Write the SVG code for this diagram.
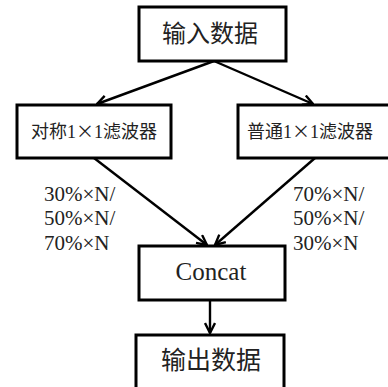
<svg xmlns="http://www.w3.org/2000/svg" width="388" height="387" viewBox="0 0 388 387">
  <style>
    .box { fill: #fff; stroke: #000; stroke-width: 3; }
    .conn { stroke: #000; stroke-width: 2.4; fill: none; marker-end: url(#arr); }
    .cjk { font-family: "Liberation Serif", "Noto Sans CJK SC", serif; fill: #222; }
    .x { font-family: "Noto Sans CJK SC", sans-serif; }
    .lbl { font-family: "Liberation Serif", serif; font-size: 21px; fill: #222; }
  </style>
  <defs>
    <marker id="arr" viewBox="0 0 12 12" refX="11" refY="6" markerWidth="12" markerHeight="12" markerUnits="userSpaceOnUse" orient="auto">
      <polyline points="1,1 11,6 1,11" fill="none" stroke="#000" stroke-width="2.4"/>
    </marker>
  </defs>
  <rect width="388" height="387" fill="#fff"/>
  <g id="connectors">
    <line class="conn" x1="214" y1="61" x2="97" y2="104"/>
    <line class="conn" x1="214" y1="61" x2="313" y2="104"/>
    <line class="conn" x1="94" y1="158" x2="207" y2="245"/>
    <line class="conn" x1="315" y1="158" x2="215" y2="245"/>
    <line class="conn" x1="210" y1="300" x2="210" y2="333"/>
  </g>
  <g id="input">
    <rect class="box" x="139" y="7" width="147" height="54"/>
    <text class="cjk" x="210" y="42" font-size="24" text-anchor="middle">输入数据</text>
  </g>
  <g id="sym-filter">
    <rect class="box" x="17" y="105" width="154" height="53"/>
    <text class="cjk" x="94" y="138" font-size="18" text-anchor="middle">对称1<tspan class="x">×</tspan>1滤波器</text>
  </g>
  <g id="normal-filter">
    <rect class="box" x="238" y="105" width="156" height="53"/>
    <text class="cjk" x="310" y="138" font-size="18" text-anchor="middle">普通1<tspan class="x">×</tspan>1滤波器</text>
  </g>
  <g id="labels-left">
    <text class="lbl" x="44" y="201">30%×N/</text>
    <text class="lbl" x="44" y="225">50%×N/</text>
    <text class="lbl" x="44" y="250">70%×N</text>
  </g>
  <g id="labels-right">
    <text class="lbl" x="293" y="201">70%×N/</text>
    <text class="lbl" x="293" y="225">50%×N/</text>
    <text class="lbl" x="293" y="250">30%×N</text>
  </g>
  <g id="concat">
    <rect class="box" x="139" y="246" width="146" height="54"/>
    <text class="cjk" x="211" y="280" font-size="25" text-anchor="middle">Concat</text>
  </g>
  <g id="output">
    <rect class="box" x="136" y="335" width="148" height="60"/>
    <text class="cjk" x="211" y="369" font-size="25" text-anchor="middle">输出数据</text>
  </g>
</svg>
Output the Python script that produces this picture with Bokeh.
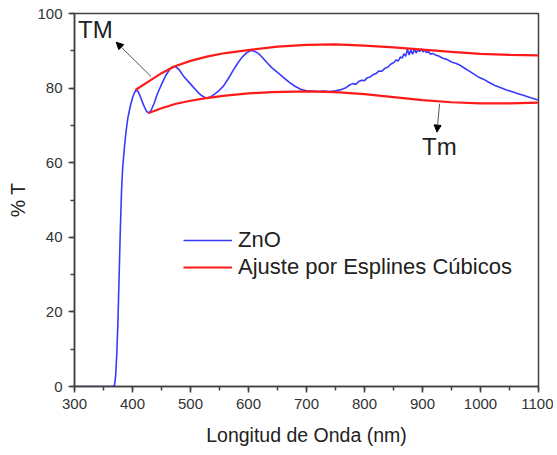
from bokeh.plotting import figure
from bokeh.models import (Range1d, SingleIntervalTicker, Legend, LegendItem,
                          Arrow, NormalHead, Label)
from bokeh.embed import file_html
from bokeh.resources import INLINE

# ---- data ----
zno_x = [300, 340, 365, 369, 371, 373, 375, 377, 379, 381, 383, 386, 389, 392, 396,
         400, 404, 407, 410, 414, 419, 424, 428, 432, 437, 443, 450, 457, 464, 470,
         475, 481, 488, 496, 504, 512, 519, 527, 534, 541, 549, 557, 565, 573, 581,
         589, 597, 604, 610, 617, 624, 632, 640, 650, 660, 670, 680, 690, 700, 710,
         720, 730, 740, 750, 760, 768, 775, 780, 785, 790, 795, 800, 805, 810, 815,
         820, 825, 830, 835, 840, 845, 850, 855, 858, 862, 865, 868, 871, 874, 877,
         880, 883, 886, 889, 892, 895, 898, 901, 904, 907, 910, 914, 918, 922, 928,
         935, 942, 950, 958, 965, 972, 980, 988, 996, 1005, 1015, 1025, 1035, 1045,
         1055, 1065, 1075, 1085, 1095, 1100]
zno_y = [0, 0, 0, 0.3, 3, 9, 18, 30, 42, 52, 58.5, 64, 68.5, 72, 75,
         77.4, 79, 79.5, 79, 77.5, 75.5, 73.8, 73.3, 74, 75.8, 78.5, 81, 83.3, 85, 85.8,
         85.7, 84.8, 83.2, 81.8, 80.4, 79, 78, 77.3, 77.6, 78.3, 79.3, 80.6, 82.5, 84.6, 86.6,
         88.3, 89.5, 90.1, 89.9, 89.3, 88.2, 86.8, 85.5, 84.2, 82.9, 81.6, 80.5, 79.7, 79.3, 79.2,
         79.1, 79.2, 79.1, 79.3, 79.6, 80.1, 80.9, 81.2, 81.0, 81.8, 82.1, 82.0, 82.8, 83.0, 83.6,
         83.9, 84.6, 84.5, 85.3, 85.6, 86.4, 86.8, 87.6, 87.2, 88.4, 88.0, 89.2, 88.5, 90.4, 88.9,
         90.2, 89.1, 90.5, 89.4, 90.3, 89.8, 90.5, 89.7, 90.2, 89.5, 89.8, 89.1, 89.3, 88.9, 88.6,
         88.0, 87.7, 87.0, 86.6, 86.1, 85.4, 84.6, 83.8, 83.0, 82.4, 81.5, 80.7, 80.1, 79.5,
         79.0, 78.5, 78.0, 77.5, 77.0, 76.8]

tm_upper_x = [405, 430, 450, 472, 500, 530, 560, 606, 650, 700, 750, 800, 850, 900,
              950, 1000, 1050, 1100]
tm_upper_y = [79.5, 82.0, 84.0, 85.8, 87.3, 88.5, 89.4, 90.3, 91.1, 91.6, 91.7, 91.4,
              90.9, 90.3, 89.7, 89.2, 88.9, 88.8]

tm_lower_x = [428, 450, 475, 500, 527, 560, 600, 640, 700, 750, 800, 850, 900, 950,
              1000, 1050, 1100]
tm_lower_y = [73.3, 74.6, 75.8, 76.6, 77.3, 78.0, 78.6, 78.9, 79.1, 78.9, 78.4, 77.6,
              76.8, 76.2, 75.9, 75.9, 76.1]

legend_labels = ["ZnO", "Ajuste por Esplines Cúbicos"]
x_title = "Longitud de Onda (nm)"
y_title = "% T"

# annotations: [text, x, y], arrow [x_start, y_start, x_end, y_end]
tm_label = ["TM", 336, 95.8]
tm_arrow = [432, 83.1, 372, 92.3]
tmin_label = ["Tm", 929, 64.4]
tmin_arrow = [929.4, 75.8, 925, 68.2]

FONT = "Liberation Sans"
AX = "#404040"

p = figure(width=553, height=450, output_backend="svg", toolbar_location=None,
           x_range=Range1d(300, 1100), y_range=Range1d(0, 100),
           min_border_left=74, min_border_right=15, min_border_top=13,
           min_border_bottom=64)
p.grid.visible = False
p.outline_line_color = AX
p.outline_line_width = 1.5
p.background_fill_color = "white"
p.border_fill_color = "white"

p.xaxis.ticker = SingleIntervalTicker(interval=100, num_minor_ticks=2)
p.yaxis.ticker = SingleIntervalTicker(interval=20, num_minor_ticks=2)
for ax in (p.xaxis[0], p.yaxis[0]):
    ax.axis_line_color = AX
    ax.axis_line_width = 1.5
    ax.major_tick_line_color = AX
    ax.minor_tick_line_color = AX
    ax.major_tick_line_width = 1.5
    ax.minor_tick_line_width = 1.5
    ax.major_tick_out = 6
    ax.major_tick_in = 0
    ax.minor_tick_out = 4
    ax.minor_tick_in = 0
    ax.major_label_text_font = FONT
    ax.major_label_text_font_size = "15px"
    ax.major_label_text_color = "#333333"
    ax.major_label_standoff = 6
    ax.axis_label_text_font = FONT
    ax.axis_label_text_font_size = "19.5px"
    ax.axis_label_text_font_style = "normal"
    ax.axis_label_text_color = "#222222"
p.xaxis.axis_label = x_title
p.yaxis.axis_label = y_title
p.yaxis.axis_label_standoff = 5
p.xaxis.axis_label_standoff = 12

r_blue = p.line(zno_x, zno_y, line_color="#3a3aff", line_width=1.6)
r_red = p.line(tm_upper_x, tm_upper_y, line_color="#ff1a1a", line_width=2.2)
p.line(tm_lower_x, tm_lower_y, line_color="#ff1a1a", line_width=2.2)

legend = Legend(items=[LegendItem(label=legend_labels[0], renderers=[r_blue]),
                       LegendItem(label=legend_labels[1], renderers=[r_red])],
                location=(109, 106), padding=0, margin=0, spacing=1,
                glyph_width=49, glyph_height=20, label_height=20,
                label_standoff=6, label_text_font=FONT,
                label_text_font_size="22px", label_text_color="#222222",
                border_line_color=None, background_fill_alpha=0)
p.add_layout(legend)

for lab, arr in ((tm_label, tm_arrow), (tmin_label, tmin_arrow)):
    p.add_layout(Arrow(end=NormalHead(size=7, fill_color="black", line_color="black"),
                       x_start=arr[0], y_start=arr[1], x_end=arr[2], y_end=arr[3],
                       line_color="#555555", line_width=1))
    p.add_layout(Label(x=lab[1], y=lab[2], text=lab[0], text_align="center",
                       text_baseline="alphabetic", text_font=FONT,
                       text_font_size="24px", text_color="#222222"))

open("out.html", "w").write(file_html(p, INLINE))
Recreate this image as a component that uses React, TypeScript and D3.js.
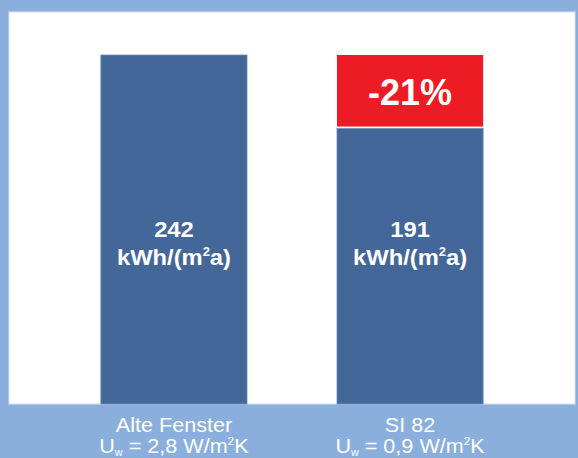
import * as d3 from "d3";

const categories = ["Alte Fenster", "SI 82"];
const uwLabels = ["2,8", "0,9"];
const values = [242, 191];
const reductionLabel = "-21%";

const width = 578;
const height = 458;
const font = "'Liberation Sans', Arial, sans-serif";
const stretch = 1.08;

export default function App() {
    const x = d3.scaleBand<string>()
        .domain(categories)
        .range([56, 528])
        .paddingInner(0.381)
        .paddingOuter(0.19);
    const y = d3.scaleLinear([0, values[0]], [404, 55]);
    const bw = x.bandwidth();

    return (
        <div style={{ position: "absolute", left: 0, top: 0 }}>
            <svg width={width} height={height} style={{ display: "block" }} fontFamily={font}>
                {/* frame */}
                <rect x={0} y={0} width={width} height={height} fill="#8aafdd" />
                <rect x={9} y={12} width={566} height={392} fill="#ffffff" stroke="#d3e1f3" strokeWidth={1} />

                {/* bars */}
                {categories.map((c, i) => (
                    <rect key={c} x={x(c)} y={y(values[i])} width={bw} height={y(0) - y(values[i])}
                          fill="#44679a" stroke="#6f8cb5" strokeWidth={0.8} />
                ))}

                {/* reduction segment */}
                <rect x={x(categories[1])} y={y(values[0])} width={bw}
                      height={y(values[1]) - y(values[0]) - 2} fill="#ed1c24" />
                <text x={(x(categories[1]) ?? 0) + bw / 2} y={(y(values[0]) + y(values[1])) / 2 + 13}
                      textAnchor="middle" fill="#fff" fontWeight="bold" fontSize={36}>
                    {reductionLabel}
                </text>

                {/* value labels */}
                {categories.map((c, i) => {
                    const cx = (x(c) ?? 0) + bw / 2;
                    return (
                        <g key={c} fill="#fff" fontWeight="bold" fontSize={22} textAnchor="middle"
                           transform={`translate(${cx},0) scale(${stretch},1)`}>
                            <text x={0} y={237}>{values[i]}</text>
                            <text x={0} y={265}>
                                kWh/(m<tspan fontSize={12} dy={-9}>2</tspan><tspan dy={9}>a)</tspan>
                            </text>
                        </g>
                    );
                })}

                {/* category labels */}
                {categories.map((c, i) => {
                    const cx = (x(c) ?? 0) + bw / 2;
                    return (
                        <g key={c} fill="#fff" fontSize={20} textAnchor="middle"
                           transform={`translate(${cx},0) scale(${stretch},1)`}>
                            <text x={0} y={432}>{c}</text>
                            <text x={0} y={453}>
                                U<tspan fontSize={10} dy={3}>w</tspan>
                                <tspan dy={-3}> = {uwLabels[i]} W/m</tspan>
                                <tspan fontSize={11} dy={-8}>2</tspan>
                                <tspan dy={8}>K</tspan>
                            </text>
                        </g>
                    );
                })}
            </svg>
        </div>
    );
}
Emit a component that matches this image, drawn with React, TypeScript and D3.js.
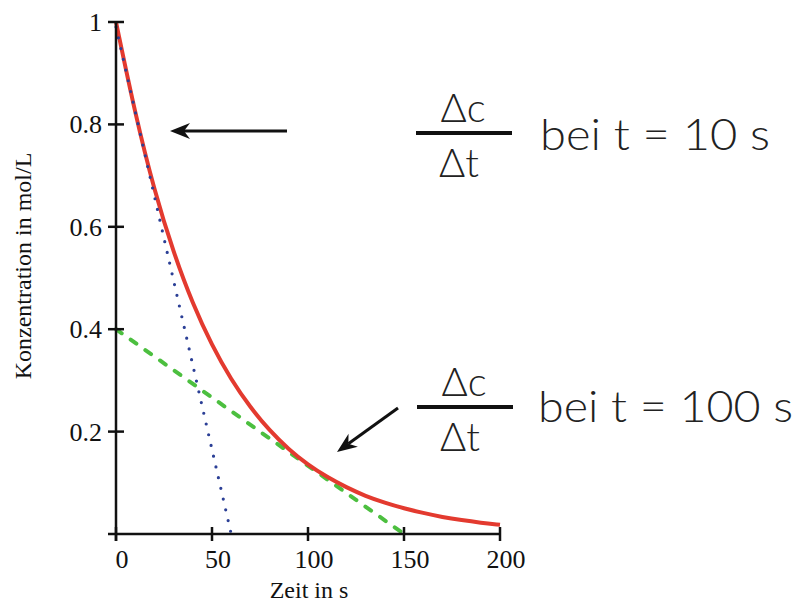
──────────
Exercise description:
Pull out only the lines from the one with "Output the Python" up to and including the one with "from bokeh.resources import INLINE", and drop any pictures along the way.

Output for this task:
Output the Python script that produces this picture with Bokeh.
from bokeh.plotting import figure
from bokeh.models import (Range1d, SingleIntervalTicker, Legend, LegendItem,
                          Arrow, NormalHead, Label)
from bokeh.embed import file_html
from bokeh.resources import INLINE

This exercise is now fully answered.